Saturday, August 9, 2008

Reading About Reading

How to Read Literature Like a Professor: A Lively and Entertaining Guide to Reading Between the Lines by Thomas C. Foster

What a nifty book. In a conversational tone, Foster describes the meanings of baptism, vampires (I was surprised by this one!), dining scenes, and more, in literature. His light approach makes me think he must be one of those professors whose classes everyone scrambles to take. The thing I like about this book is that Foster offers up a traditional literary device or symbol I thought I understood, and then he takes it one step further than I expected. And his writing is deft and fresh enough that it never feels like he’s teaching; instead, I’m having a fun time reading, and I’m learning along the way. Excellent. Also, while the subtitle includes the words “reading between the lines,” I found this book to be fine reading while waiting in the grocery store line. True story.

Saturday, August 2, 2008

Midwife in Old New York

Murder on Astor Place: A Gaslight Mystery by Victoria Thompson

At the turn of the (last) century, young widow Sarah Brandt lives on her own in New York City, delivers babies, and – in this book, the first of the series – begins solving mysteries.
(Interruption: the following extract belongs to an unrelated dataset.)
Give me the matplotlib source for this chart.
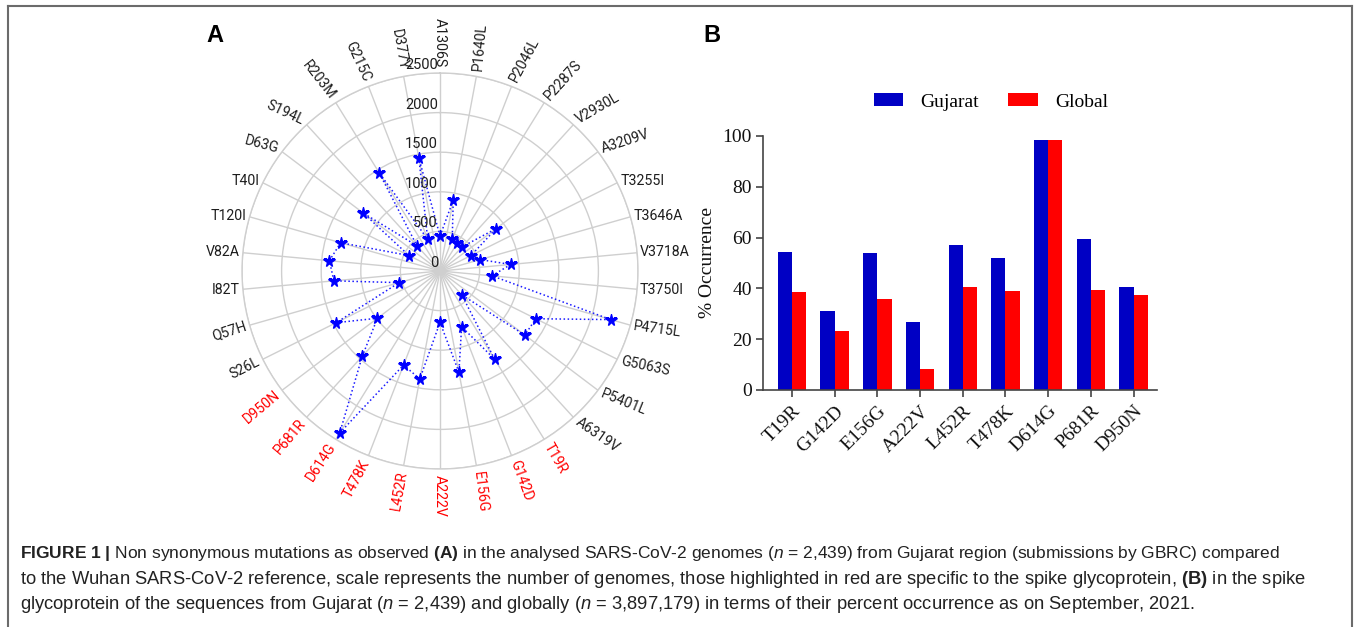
import numpy as np
import matplotlib
matplotlib.use('Agg')
import matplotlib.pyplot as plt
import matplotlib.transforms as mtransforms
from matplotlib.lines import Line2D

# ---------------- data ----------------
mutations = ["A1306S", "P1640L", "P2046L", "P2287S", "V2930L", "A3209V", "T3255I",
             "T3646A", "V3718A", "T3750I", "P4715L", "G5063S", "P5401L", "A6319V",
             "T19R", "G142D", "E156G", "A222V", "L452R", "T478K", "D614G", "P681R",
             "D950N", "S26L", "Q57H", "I82T", "V82A", "T120I", "T40I", "D63G",
             "S194L", "R203M", "G215C", "D377Y"]
counts = [442, 910, 427, 415, 412, 889, 437,
          526, 897, 659, 2242, 1352, 1342, 409,
          1310, 755, 1300, 648, 1386, 1274, 2405, 1457,
          990, 1464, 537, 1345, 1403, 1304, 438, 1212,
          432, 1462, 429, 1455]
spike_mutations = ["T19R", "G142D", "E156G", "A222V", "L452R", "T478K",
                   "D614G", "P681R", "D950N"]
r_ticks = [0, 500, 1000, 1500, 2000, 2500]

bar_cats = ["T19R", "G142D", "E156G", "A222V", "L452R", "T478K", "D614G", "P681R", "D950N"]
gujarat_pct = [54.2, 31.0, 53.8, 26.8, 57.1, 52.0, 98.4, 59.6, 40.7]
global_pct = [38.6, 23.2, 35.7, 8.3, 40.6, 38.8, 98.6, 39.5, 37.3]
y_ticks = [0, 20, 40, 60, 80, 100]

# label rotation (style)
label_rot = [-90, 85, 62, 48, 30, 18, 0,
             0, 0, 0, -8, -12, -22, -35,
             -60, -70, -83, -90, 80, 62, 57, 50,
             40, 27, 18, 0, 0, 0, 0, -15,
             -25, -52, -65, -80]

W, H = 1356, 627
fig = plt.figure(figsize=(W / 100, H / 100), dpi=100)
fig.patch.set_facecolor('white')

# ---------------- panel A: polar ----------------
cx, cy, R = 440, 271, 198
axp = fig.add_axes([(cx - R) / W, 1 - (cy + R) / H, 2 * R / W, 2 * R / H],
                   projection='polar')
axp.set_theta_zero_location('N')
axp.set_theta_direction(-1)
n = len(mutations)
theta = np.arange(n) * 2 * np.pi / n
axp.set_ylim(0, r_ticks[-1])
axp.set_xticks(theta)
axp.set_xticklabels([])
axp.set_yticks(r_ticks[1:])
axp.set_yticklabels([])
axp.grid(True, color='#cfcfcf', lw=1.0)
axp.spines['polar'].set_color('#cfcfcf')
axp.spines['polar'].set_linewidth(1.0)
axp.tick_params(length=0)
axp.set_facecolor('white')

th = np.append(theta, theta[0])
vals = np.append(counts, counts[0])
axp.plot(th, vals, linestyle=':', color='#1a1aff', lw=1.1, zorder=3)
axp.plot(theta, counts, linestyle='none', marker='*', color='#0000ff',
         ms=8.5, zorder=4)

for i, name in enumerate(mutations):
    deg = np.degrees(theta[i])
    ha = 'left' if 0 < deg <= 180.5 else 'right'
    # larger gap for near-vertical labels, small gap for horizontal ones
    off = (2.5 + 3.5 * abs(np.cos(theta[i]))) / 100
    dx = np.sin(theta[i]) * off
    dy = np.cos(theta[i]) * off
    tr = axp.transData + mtransforms.ScaledTranslation(dx, dy, fig.dpi_scale_trans)
    color = 'red' if name in spike_mutations else '#1e1e1e'
    axp.text(theta[i], r_ticks[-1], name, transform=tr, ha=ha, va='center',
             rotation=label_rot[i], rotation_mode='anchor', fontsize=10.2,
             family='Roboto', color=color, clip_on=False)

for r in r_ticks:
    tr = axp.transData + mtransforms.ScaledTranslation(-2 / 100, 1 / 100, fig.dpi_scale_trans)
    axp.text(0, r, str(r), transform=tr, ha='right', va='bottom', fontsize=10.5,
             family='Roboto', color='#1e1e1e', clip_on=False, zorder=5)

# ---------------- panel B: bars ----------------
axb = fig.add_axes([763 / W, 1 - 390 / H, (1157 - 763) / W, (390 - 136) / H])
x = np.arange(len(bar_cats))
w = 1 / 3
axb.bar(x - w / 2, gujarat_pct, w, color='#0000c4', label='Gujarat')
axb.bar(x + w / 2, global_pct, w, color='#ff0000', label='Global')
axb.set_xlim(-0.68, 8.55)
axb.set_ylim(0, 100)
axb.set_yticks(y_ticks)
axb.set_xticks(x)
serif = 'Liberation Serif'
axb.set_yticklabels([str(v) for v in y_ticks], family=serif, fontsize=14)
axb.set_xticklabels(bar_cats, family=serif, fontsize=14, rotation=45,
                    ha='right', rotation_mode='anchor')
for s in ['top', 'right']:
    axb.spines[s].set_visible(False)
for s in ['left', 'bottom']:
    axb.spines[s].set_color('#444444')
    axb.spines[s].set_linewidth(1.2)
axb.tick_params(axis='both', direction='out', length=5, width=1.2, color='#444444',
                labelcolor='#111111')
axb.tick_params(axis='y', pad=3)
axb.tick_params(axis='x', pad=4)
axb.set_ylabel('% Occurrence', family=serif, fontsize=14, color='#111111')
axb.yaxis.set_label_coords((716 - 763) / 394, (390 - 262) / 254)

fig.legend(loc='center', bbox_to_anchor=(991 / W, 1 - 102 / H), ncol=2,
           frameon=False, prop={'family': serif, 'size': 14},
           handlelength=1.5, handleheight=0.6, handletextpad=0.9,
           columnspacing=1.5)

# ---------------- panel letters ----------------
fig.text(215 / W, 1 - 35 / H, 'A', ha='center', va='center', fontsize=17,
         weight='bold', family='Liberation Sans')
fig.text(712 / W, 1 - 35 / H, 'B', ha='center', va='center', fontsize=17,
         weight='bold', family='Liberation Sans')

# ---------------- caption ----------------
plt.rcParams['mathtext.fontset'] = 'custom'
plt.rcParams['mathtext.rm'] = 'Liberation Sans'
plt.rcParams['mathtext.bf'] = 'Liberation Sans:bold'
plt.rcParams['mathtext.it'] = 'Liberation Sans:italic'

cap1 = (r"$\mathbf{FIGURE\ 1\ |}$ Non synonymous mutations as observed $\mathbf{(A)}$ "
        r"in the analysed SARS-CoV-2 genomes ($\mathit{n}$ = 2,439) from Gujarat region "
        r"(submissions by GBRC) compared")
cap2 = (r"to the Wuhan SARS-CoV-2 reference, scale represents the number of genomes, "
        r"those highlighted in red are specific to the spike glycoprotein, $\mathbf{(B)}$ in the spike")
cap3 = (r"glycoprotein of the sequences from Gujarat ($\mathit{n}$ = 2,439) and globally "
        r"($\mathit{n}$ = 3,897,179) in terms of their percent occurrence as on September, 2021.")

renderer = fig.canvas.get_renderer()
for cap, yb, xend in [(cap1, 558, 1275), (cap2, 584, 1304), (cap3, 609, 1195)]:
    t = fig.text(20 / W, 1 - yb / H, cap, ha='left', va='baseline', fontsize=11,
                 family='Liberation Sans', color='#222222')
    bb = t.get_window_extent(renderer=renderer)
    t.set_fontsize(11 * (xend - 20) / bb.width)

# ---------------- frame ----------------
lc = '#6b6b6b'
fig.add_artist(Line2D([8 / W, 8 / W], [0, 1 - 6 / H], transform=fig.transFigure, color=lc, lw=1.5))
fig.add_artist(Line2D([8 / W, 1352 / W], [1 - 6 / H, 1 - 6 / H], transform=fig.transFigure, color=lc, lw=1.5))
fig.add_artist(Line2D([1352 / W, 1352 / W], [0, 1 - 6 / H], transform=fig.transFigure, color=lc, lw=1.5))

fig.savefig('out.png', dpi=100, facecolor='white')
When the sister of an old friend is murdered in a boarding house where Sarah has delivered a baby, she meets Frank Malloy, the police sergeant assigned to the case. Sarah’s roots in high society (which she has rejected following a family tragedy that could have been prevented if her parents had not been blindly stuck on social status) allow her access to information unavailable to the police. Sarah reminds me of Molly Murphy, the equally liberated woman of Rhys Bowen’s excellent mystery series (which begins with Murphy’s Law), which is high praise indeed.